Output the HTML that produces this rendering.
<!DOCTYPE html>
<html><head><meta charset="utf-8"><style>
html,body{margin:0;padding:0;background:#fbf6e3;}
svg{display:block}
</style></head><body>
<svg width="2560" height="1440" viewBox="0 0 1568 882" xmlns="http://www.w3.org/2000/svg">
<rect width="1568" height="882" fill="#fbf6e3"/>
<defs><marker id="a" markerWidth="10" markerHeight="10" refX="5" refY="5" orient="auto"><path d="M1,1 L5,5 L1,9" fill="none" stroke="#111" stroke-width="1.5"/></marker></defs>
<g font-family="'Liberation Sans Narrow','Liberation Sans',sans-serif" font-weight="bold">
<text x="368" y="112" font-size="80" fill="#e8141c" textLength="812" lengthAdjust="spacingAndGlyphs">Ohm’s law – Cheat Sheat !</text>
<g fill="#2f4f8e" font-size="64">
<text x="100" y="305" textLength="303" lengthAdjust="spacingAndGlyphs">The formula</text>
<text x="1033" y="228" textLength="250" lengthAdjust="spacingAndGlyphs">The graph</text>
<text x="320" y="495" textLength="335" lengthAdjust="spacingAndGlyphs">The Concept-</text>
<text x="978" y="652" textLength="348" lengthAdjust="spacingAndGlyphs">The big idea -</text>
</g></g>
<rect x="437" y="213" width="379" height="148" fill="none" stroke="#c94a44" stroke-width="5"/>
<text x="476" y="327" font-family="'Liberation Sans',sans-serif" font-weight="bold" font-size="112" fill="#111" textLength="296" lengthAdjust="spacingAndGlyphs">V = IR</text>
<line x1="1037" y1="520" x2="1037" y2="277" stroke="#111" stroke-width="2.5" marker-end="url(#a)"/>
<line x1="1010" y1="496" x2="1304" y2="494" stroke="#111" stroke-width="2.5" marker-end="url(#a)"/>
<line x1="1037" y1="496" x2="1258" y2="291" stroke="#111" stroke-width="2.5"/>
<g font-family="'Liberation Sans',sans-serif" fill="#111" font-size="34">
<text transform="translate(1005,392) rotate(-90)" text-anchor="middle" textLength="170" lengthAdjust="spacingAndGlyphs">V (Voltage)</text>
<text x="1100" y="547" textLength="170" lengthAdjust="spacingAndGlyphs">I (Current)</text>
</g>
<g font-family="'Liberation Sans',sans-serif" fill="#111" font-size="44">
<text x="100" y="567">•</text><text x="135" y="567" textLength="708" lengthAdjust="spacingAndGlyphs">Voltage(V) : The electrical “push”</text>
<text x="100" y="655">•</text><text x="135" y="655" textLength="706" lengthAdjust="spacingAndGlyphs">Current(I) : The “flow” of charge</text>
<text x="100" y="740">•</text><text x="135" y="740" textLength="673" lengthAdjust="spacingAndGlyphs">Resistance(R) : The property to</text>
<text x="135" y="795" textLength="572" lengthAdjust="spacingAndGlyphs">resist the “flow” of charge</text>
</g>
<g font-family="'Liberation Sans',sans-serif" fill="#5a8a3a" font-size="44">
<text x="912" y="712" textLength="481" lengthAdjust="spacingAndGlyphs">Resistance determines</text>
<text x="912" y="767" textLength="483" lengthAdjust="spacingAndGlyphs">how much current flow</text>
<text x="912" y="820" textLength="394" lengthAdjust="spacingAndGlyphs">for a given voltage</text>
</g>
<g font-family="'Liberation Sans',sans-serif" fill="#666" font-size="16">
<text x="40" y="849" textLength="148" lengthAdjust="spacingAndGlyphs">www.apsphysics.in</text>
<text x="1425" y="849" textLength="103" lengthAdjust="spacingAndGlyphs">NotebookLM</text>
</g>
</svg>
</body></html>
**********
Problem
Every line above should be printed again exactly as it stands.

Solution to the exercise
Output the HTML that produces this rendering.
<!DOCTYPE html>
<html><head><meta charset="utf-8"><style>
html,body{margin:0;padding:0;background:#fbf6e3;}
svg{display:block}
</style></head><body>
<svg width="2560" height="1440" viewBox="0 0 1568 882" xmlns="http://www.w3.org/2000/svg">
<rect width="1568" height="882" fill="#fbf6e3"/>
<defs><marker id="a" markerWidth="10" markerHeight="10" refX="5" refY="5" orient="auto"><path d="M1,1 L5,5 L1,9" fill="none" stroke="#111" stroke-width="1.5"/></marker></defs>
<g font-family="'Liberation Sans Narrow','Liberation Sans',sans-serif" font-weight="bold">
<text x="368" y="112" font-size="80" fill="#e8141c" textLength="812" lengthAdjust="spacingAndGlyphs">Ohm’s law – Cheat Sheat !</text>
<g fill="#2f4f8e" font-size="64">
<text x="100" y="305" textLength="303" lengthAdjust="spacingAndGlyphs">The formula</text>
<text x="1033" y="228" textLength="250" lengthAdjust="spacingAndGlyphs">The graph</text>
<text x="320" y="495" textLength="335" lengthAdjust="spacingAndGlyphs">The Concept-</text>
<text x="978" y="652" textLength="348" lengthAdjust="spacingAndGlyphs">The big idea -</text>
</g></g>
<rect x="437" y="213" width="379" height="148" fill="none" stroke="#c94a44" stroke-width="5"/>
<text x="476" y="327" font-family="'Liberation Sans',sans-serif" font-weight="bold" font-size="112" fill="#111" textLength="296" lengthAdjust="spacingAndGlyphs">V = IR</text>
<line x1="1037" y1="520" x2="1037" y2="277" stroke="#111" stroke-width="2.5" marker-end="url(#a)"/>
<line x1="1010" y1="496" x2="1304" y2="494" stroke="#111" stroke-width="2.5" marker-end="url(#a)"/>
<line x1="1037" y1="496" x2="1258" y2="291" stroke="#111" stroke-width="2.5"/>
<g font-family="'Liberation Sans',sans-serif" fill="#111" font-size="34">
<text transform="translate(1005,392) rotate(-90)" text-anchor="middle" textLength="170" lengthAdjust="spacingAndGlyphs">V (Voltage)</text>
<text x="1100" y="547" textLength="170" lengthAdjust="spacingAndGlyphs">I (Current)</text>
</g>
<g font-family="'Liberation Sans',sans-serif" fill="#111" font-size="44">
<text x="100" y="567">•</text><text x="135" y="567" textLength="708" lengthAdjust="spacingAndGlyphs">Voltage(V) : The electrical “push”</text>
<text x="100" y="655">•</text><text x="135" y="655" textLength="706" lengthAdjust="spacingAndGlyphs">Current(I) : The “flow” of charge</text>
<text x="100" y="740">•</text><text x="135" y="740" textLength="673" lengthAdjust="spacingAndGlyphs">Resistance(R) : The property to</text>
<text x="135" y="795" textLength="572" lengthAdjust="spacingAndGlyphs">resist the “flow” of charge</text>
</g>
<g font-family="'Liberation Sans',sans-serif" fill="#5a8a3a" font-size="44">
<text x="912" y="712" textLength="481" lengthAdjust="spacingAndGlyphs">Resistance determines</text>
<text x="912" y="767" textLength="483" lengthAdjust="spacingAndGlyphs">how much current flow</text>
<text x="912" y="820" textLength="394" lengthAdjust="spacingAndGlyphs">for a given voltage</text>
</g>
<g font-family="'Liberation Sans',sans-serif" fill="#666" font-size="16">
<text x="40" y="849" textLength="148" lengthAdjust="spacingAndGlyphs">www.apsphysics.in</text>
<text x="1425" y="849" textLength="103" lengthAdjust="spacingAndGlyphs">NotebookLM</text>
</g>
</svg>
</body></html>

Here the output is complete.